Sometimes it’s pragmatic: a 22-year-old working full-time may feel more aligned with someone who’s also out of the “party every weekend” phase. Or she may want a partner who communicates more directly.


3) Emotional factors: feeling seen, valued, or guided

An older partner may provide validation, mentorship-like support, or calmer conflict management. That can be genuinely healthy—or it can slide into dependency if the relationship becomes “parent/child” instead of “partner/partner.”


4) Attraction patterns are real, but not destiny

Large studies show people report age ranges they’d consider for sex or relationships, and women often report a narrower age range than men and a tendency toward slightly older partners.


But preferences are flexible, shaped by opportunity, culture, and individual experience.



The big psychological variable: power, not age

Age gaps can create power imbalances—not automatically, but predictably—because age often correlates with:

  • money and housing stability,

  • career leverage and social status,

  • dating experience,

  • confidence in persuasion,

  • and sometimes control over shared decisions.

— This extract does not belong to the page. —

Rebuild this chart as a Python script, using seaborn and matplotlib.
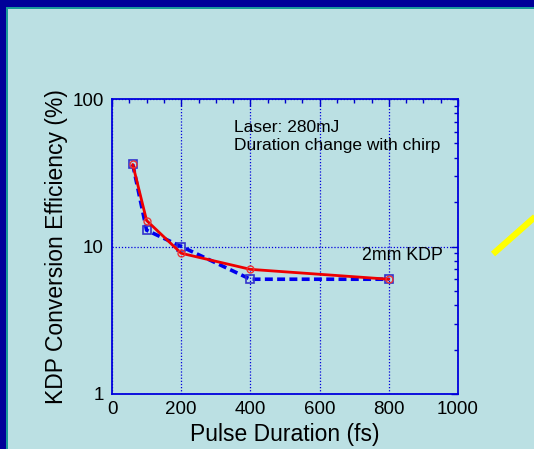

In younger-partner/older-partner pairings, researchers often examine “relationship power” because power differences can shape sexual health decisions, condom negotiation, and autonomy.


This is especially clear in adolescent research (again: different category), where older male partners correlate with higher sexual health risks and lower relationship power for girls. PMC

For consenting adults, the lesson isn’t “age gaps are bad.” The lesson is: power has to be managed intentionally, not hand-waved.



What research suggests about relationship outcomes

Age-gap couples can report strong satisfaction—sometimes initially. But multiple studies find that larger spousal age gaps are associated with declines in relationship satisfaction over time, on average (not for every couple).


Why might satisfaction fade?

  • mismatched timelines (kids, marriage, travel, career shifts),

  • different social circles and energy levels,

  • one partner becoming caregiver sooner,

  • unequal decision-making becoming “normal” over time.

None of that is guaranteed. It’s just a set of predictable pressures that couples closer in age may face less intensely.



When it’s healthy: green flags in age-gap relationships

A healthy age-gap relationship tends to look like:

  • Mutual respect: no condescension, no “I know better, so I decide.”

  • Shared decision-making: money, sex, time, and future plans are negotiated, not dictated.

  • Real consent culture: boundaries are welcomed, not punished.

  • Independent lives: friends, goals, and selfhood remain intact for both people.

  • Transparency: no secrecy that isolates the younger partner from her support system.

  • Accountability: the older partner can hear “no” without retaliation or manipulation.


When it’s risky: red flags that matter more than the age gap

Be wary if the relationship includes:

  • Isolation: discouraging friends/family, controlling your time or communication.

  • Fast-tracking commitment: pressuring you to move in, quit school/work, or get pregnant early.


  • Financial control: “I pay, so I decide,” or creating dependence as a strategy.

  • Jealous surveillance: tracking, passwords, constant check-ins.

  • Boundary punishment: sulking, anger, guilt trips, or threats after you say no.

  • Status imbalance used as leverage: “You wouldn’t have this lifestyle without me.”

Those patterns are about coercion and control, and they can show up at any age—but age gaps can make them easier to hide behind “I’m just more experienced.”



A grounded way to think about it

If you want one simple psychological framework, it’s this:

Age-gap relationships are most likely to be healthy when the younger partner’s autonomy increases over time—not decreases.


If dating an older man makes a young woman feel more free, more respected, more herself, and more capable of making independent choices—great.
If it makes her smaller, dependent, uncertain, or afraid to disagree—that’s not romance; that’s a slow-motion power grab.


The universe is weird, humans are weirder, and love is basically a social experiment with feelings attached. The goal isn’t to judge age gaps—it’s to understand the psychology so people can choose relationships that don’t quietly trade away their freedom.